Owners of the medium-sized restaurant – which has a few four-tops, two communal tables and counter seating – are taking advantage of their location and say they’ll use meat and produce from Eastern Market vendors as often as possible. Stache is at 1420 E. Fisher in a late 1800s building that was once a slaughter and was recently an art gallery before becoming a bike shop.
“It’s pretty straightforward, fresh-concept stuff,” says co-owner Ray Moses, who has never owned a restaurant before, but has 20 years experience in the service industry. “We want it to be stuff you want to eat when you’re drinking and tailgating, so we will be open late night and on weekends.”
One of the bar-friendly items will be an pickle that has ham and cheese wrapped around it that is then swathed in egg roll wrapper and deep fried.
“We’re trying to have a little bit of an international theme to everything since we’re in the market,” says Moses, who owns Stache with his wife Gracie and partner Steve Kay. Ray Moses and Kay met years ago when their bands – This Frequency Five and Capture the Flag, respectively – used to play together.
An example of that international flavor is Stache’s French pulled pork sandwich. The meat is smoked in-house then marinated in red wine and French onion soup.

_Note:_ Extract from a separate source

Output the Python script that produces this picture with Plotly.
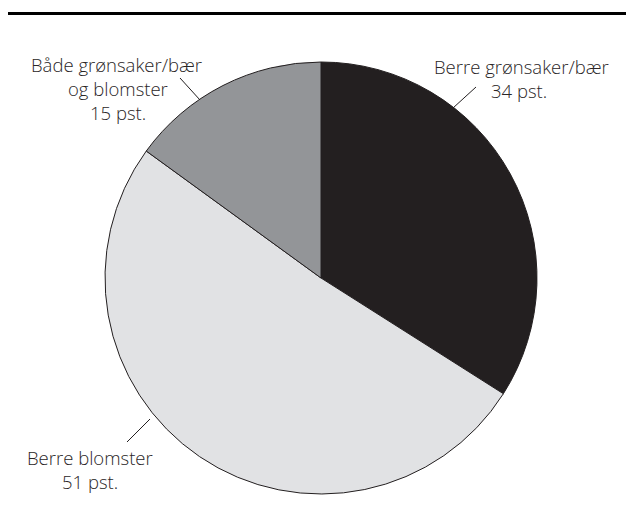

Chef Lary Pope then grills it on a baguette with aioli and grilled onions.
Kay, who started smoking meat as a hobby a few years ago, says Stache will have on its menu house-made sauerkraut, bologna, gyro corn dogs, Lebanese-style wings, Scotch deviled eggs and specialty pierogi.
“All the sauces and sausages will be made here, brats, I’ll have a Reuben sausage,” says Kay, who says the restaurant will also have specials with a new sausage, sandwich and a fried item that will rotate each month.
Also on the menu will be jams from local craft preserves maker Gus & Grey.
In spite of all the bar-friendly food, there’s no liquor license at Stache. There there is next door, however, at Thomas Magee’s Sporting House Whiskey Bar. Stache will act as the de-facto kitchen; patrons can order right from Magee’s and get table service there.
Moses says the name Stache International was inspired by his memories of cooking on Sundays with his grandmother.
“She would make all kinds of stuff from Italian to Hawaiian meatballs...most of it out of Good Housekeeping magazine,” says Moses. “As a grandma would, she’d show me family pictures and I noticed all the old Italian guys and Lebanese guys all had big, burly mustaches. And I’d sit there and cook and she’d tell me stories about uncles that I never met.”
A soft opening is planned for the first week of November.